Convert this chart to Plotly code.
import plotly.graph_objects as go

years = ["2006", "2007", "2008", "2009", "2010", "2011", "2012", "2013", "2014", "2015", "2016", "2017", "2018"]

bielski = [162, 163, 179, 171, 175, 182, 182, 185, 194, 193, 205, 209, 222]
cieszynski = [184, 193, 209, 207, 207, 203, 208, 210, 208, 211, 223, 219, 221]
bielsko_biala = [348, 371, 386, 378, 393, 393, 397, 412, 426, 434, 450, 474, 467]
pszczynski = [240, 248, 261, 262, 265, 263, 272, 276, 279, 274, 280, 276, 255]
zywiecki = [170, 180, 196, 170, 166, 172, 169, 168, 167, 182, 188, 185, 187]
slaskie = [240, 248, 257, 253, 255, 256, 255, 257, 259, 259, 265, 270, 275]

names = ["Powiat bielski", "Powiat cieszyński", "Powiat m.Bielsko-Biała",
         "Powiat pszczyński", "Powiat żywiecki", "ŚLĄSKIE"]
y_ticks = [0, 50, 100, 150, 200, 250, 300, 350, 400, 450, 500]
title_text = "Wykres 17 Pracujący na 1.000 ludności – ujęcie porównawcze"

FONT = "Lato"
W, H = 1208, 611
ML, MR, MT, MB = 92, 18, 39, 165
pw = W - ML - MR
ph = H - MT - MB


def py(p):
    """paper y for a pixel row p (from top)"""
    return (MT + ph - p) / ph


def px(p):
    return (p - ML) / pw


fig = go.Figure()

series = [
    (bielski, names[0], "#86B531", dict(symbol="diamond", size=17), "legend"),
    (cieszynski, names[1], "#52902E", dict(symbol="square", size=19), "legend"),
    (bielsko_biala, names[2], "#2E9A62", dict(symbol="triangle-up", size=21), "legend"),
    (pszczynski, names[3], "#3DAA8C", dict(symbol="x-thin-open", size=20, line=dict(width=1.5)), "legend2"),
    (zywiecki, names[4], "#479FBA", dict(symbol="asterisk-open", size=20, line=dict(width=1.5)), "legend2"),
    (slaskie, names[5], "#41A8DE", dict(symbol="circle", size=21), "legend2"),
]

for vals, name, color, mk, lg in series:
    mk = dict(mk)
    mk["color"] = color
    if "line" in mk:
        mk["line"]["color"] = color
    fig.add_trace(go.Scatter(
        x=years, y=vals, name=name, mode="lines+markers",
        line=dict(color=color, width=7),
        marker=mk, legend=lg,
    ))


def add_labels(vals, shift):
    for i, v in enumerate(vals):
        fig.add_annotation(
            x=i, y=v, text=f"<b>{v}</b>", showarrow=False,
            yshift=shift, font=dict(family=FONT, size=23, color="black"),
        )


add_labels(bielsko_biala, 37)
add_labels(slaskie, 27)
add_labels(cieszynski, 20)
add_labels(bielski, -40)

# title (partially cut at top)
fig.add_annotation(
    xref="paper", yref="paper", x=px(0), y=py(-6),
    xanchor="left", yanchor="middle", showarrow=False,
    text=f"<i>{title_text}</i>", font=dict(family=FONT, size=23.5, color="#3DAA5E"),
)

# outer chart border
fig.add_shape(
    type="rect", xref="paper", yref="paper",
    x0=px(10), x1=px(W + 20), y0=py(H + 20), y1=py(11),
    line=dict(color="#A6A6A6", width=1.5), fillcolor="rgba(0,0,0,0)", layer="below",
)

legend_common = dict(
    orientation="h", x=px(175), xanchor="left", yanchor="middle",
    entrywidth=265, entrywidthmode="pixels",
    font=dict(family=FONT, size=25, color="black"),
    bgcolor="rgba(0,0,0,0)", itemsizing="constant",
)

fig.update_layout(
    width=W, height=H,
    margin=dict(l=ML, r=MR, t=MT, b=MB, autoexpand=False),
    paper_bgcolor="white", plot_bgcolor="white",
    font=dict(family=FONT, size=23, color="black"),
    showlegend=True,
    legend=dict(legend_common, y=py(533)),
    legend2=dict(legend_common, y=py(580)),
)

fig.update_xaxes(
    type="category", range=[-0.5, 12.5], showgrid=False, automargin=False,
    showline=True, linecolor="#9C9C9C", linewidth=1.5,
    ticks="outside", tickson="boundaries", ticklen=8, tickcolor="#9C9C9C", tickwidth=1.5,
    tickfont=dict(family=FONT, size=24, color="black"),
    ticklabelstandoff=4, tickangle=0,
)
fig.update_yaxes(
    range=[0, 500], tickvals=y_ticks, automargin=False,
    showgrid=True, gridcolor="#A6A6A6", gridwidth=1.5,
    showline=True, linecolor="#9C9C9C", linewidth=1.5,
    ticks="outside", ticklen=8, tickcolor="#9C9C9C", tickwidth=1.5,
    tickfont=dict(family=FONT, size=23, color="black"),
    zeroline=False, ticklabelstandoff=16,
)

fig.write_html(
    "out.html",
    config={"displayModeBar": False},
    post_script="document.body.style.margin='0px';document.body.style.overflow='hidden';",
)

○ ○ ○

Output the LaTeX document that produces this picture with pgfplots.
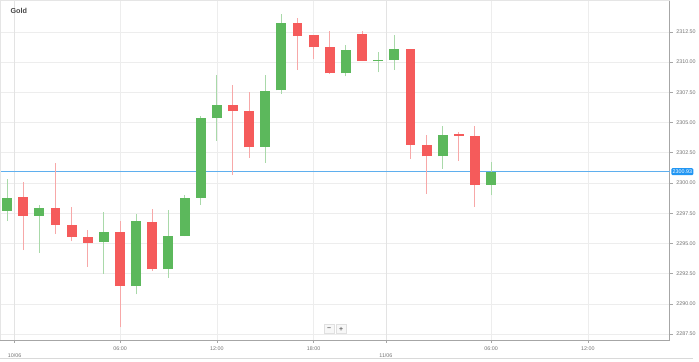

○ ○ ○

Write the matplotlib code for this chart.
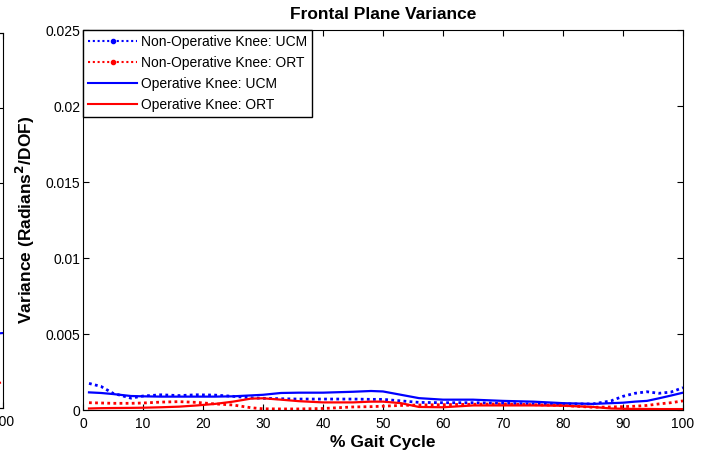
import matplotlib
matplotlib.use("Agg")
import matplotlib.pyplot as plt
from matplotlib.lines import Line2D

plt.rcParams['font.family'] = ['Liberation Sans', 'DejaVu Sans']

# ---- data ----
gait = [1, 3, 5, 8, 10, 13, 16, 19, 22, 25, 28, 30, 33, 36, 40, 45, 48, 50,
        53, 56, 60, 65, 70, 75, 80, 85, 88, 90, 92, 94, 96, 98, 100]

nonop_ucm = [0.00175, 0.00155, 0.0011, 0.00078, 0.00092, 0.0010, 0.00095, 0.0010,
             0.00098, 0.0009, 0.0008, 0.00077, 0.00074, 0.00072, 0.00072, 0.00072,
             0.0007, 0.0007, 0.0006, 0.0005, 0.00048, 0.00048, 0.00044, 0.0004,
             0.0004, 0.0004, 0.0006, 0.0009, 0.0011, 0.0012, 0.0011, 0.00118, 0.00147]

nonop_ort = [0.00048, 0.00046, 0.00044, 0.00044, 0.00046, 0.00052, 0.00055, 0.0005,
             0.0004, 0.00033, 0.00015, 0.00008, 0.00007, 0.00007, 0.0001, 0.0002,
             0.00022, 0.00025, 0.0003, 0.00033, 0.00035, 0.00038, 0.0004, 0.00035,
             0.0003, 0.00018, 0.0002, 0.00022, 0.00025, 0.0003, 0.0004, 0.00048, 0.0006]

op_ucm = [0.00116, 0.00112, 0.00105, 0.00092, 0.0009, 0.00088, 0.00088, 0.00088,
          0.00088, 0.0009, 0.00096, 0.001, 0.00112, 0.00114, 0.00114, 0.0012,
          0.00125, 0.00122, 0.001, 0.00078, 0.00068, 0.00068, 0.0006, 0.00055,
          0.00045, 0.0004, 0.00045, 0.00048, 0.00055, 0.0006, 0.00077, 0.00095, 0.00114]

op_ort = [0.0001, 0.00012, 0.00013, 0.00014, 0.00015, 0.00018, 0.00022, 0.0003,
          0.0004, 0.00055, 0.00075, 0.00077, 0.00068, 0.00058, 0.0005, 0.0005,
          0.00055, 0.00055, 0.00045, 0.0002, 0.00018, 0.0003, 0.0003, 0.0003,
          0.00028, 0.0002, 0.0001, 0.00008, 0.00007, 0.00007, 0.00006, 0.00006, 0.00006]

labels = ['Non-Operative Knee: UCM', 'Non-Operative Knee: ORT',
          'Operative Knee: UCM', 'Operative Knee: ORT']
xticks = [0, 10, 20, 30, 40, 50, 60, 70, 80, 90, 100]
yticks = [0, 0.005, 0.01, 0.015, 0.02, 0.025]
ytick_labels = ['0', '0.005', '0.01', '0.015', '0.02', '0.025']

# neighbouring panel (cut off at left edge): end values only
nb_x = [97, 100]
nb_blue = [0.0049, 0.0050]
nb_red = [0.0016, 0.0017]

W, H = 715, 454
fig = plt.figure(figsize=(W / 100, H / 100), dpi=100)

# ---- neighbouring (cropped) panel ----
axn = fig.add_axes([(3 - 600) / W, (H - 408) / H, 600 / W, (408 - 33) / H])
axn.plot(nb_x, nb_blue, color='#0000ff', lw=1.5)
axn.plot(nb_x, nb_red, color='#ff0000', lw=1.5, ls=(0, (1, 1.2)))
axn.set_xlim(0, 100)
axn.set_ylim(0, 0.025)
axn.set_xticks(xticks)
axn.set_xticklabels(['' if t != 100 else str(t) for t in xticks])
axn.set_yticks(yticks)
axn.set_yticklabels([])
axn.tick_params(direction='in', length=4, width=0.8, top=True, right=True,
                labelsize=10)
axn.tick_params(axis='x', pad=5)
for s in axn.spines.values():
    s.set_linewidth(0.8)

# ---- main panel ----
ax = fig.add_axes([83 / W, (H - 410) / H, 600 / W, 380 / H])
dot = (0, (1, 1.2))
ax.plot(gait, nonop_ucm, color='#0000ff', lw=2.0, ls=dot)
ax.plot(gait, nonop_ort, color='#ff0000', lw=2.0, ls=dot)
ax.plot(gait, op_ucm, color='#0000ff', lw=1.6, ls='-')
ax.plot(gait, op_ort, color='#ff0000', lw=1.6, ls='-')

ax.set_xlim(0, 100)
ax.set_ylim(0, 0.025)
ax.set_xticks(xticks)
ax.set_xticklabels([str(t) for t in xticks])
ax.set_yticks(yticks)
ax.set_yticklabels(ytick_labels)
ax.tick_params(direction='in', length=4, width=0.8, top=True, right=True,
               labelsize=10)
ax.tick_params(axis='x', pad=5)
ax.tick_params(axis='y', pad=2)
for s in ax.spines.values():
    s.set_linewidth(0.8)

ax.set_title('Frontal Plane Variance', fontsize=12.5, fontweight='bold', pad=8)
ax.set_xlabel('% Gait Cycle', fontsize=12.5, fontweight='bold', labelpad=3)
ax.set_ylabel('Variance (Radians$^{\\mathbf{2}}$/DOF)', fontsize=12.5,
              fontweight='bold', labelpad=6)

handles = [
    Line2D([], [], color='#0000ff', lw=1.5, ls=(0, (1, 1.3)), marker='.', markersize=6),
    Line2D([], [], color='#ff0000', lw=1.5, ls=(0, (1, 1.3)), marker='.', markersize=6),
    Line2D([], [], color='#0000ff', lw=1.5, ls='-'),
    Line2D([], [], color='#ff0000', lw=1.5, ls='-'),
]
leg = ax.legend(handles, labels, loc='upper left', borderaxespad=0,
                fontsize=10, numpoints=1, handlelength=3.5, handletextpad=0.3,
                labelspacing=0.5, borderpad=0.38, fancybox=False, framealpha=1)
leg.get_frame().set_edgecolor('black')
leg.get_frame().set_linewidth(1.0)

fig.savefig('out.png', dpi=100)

○ ○ ○

# STATED EXERCISE
Determine the number of lines where the string "matplotlib" occurs, and give that number only.

# REPLY TO THE EXERCISE
5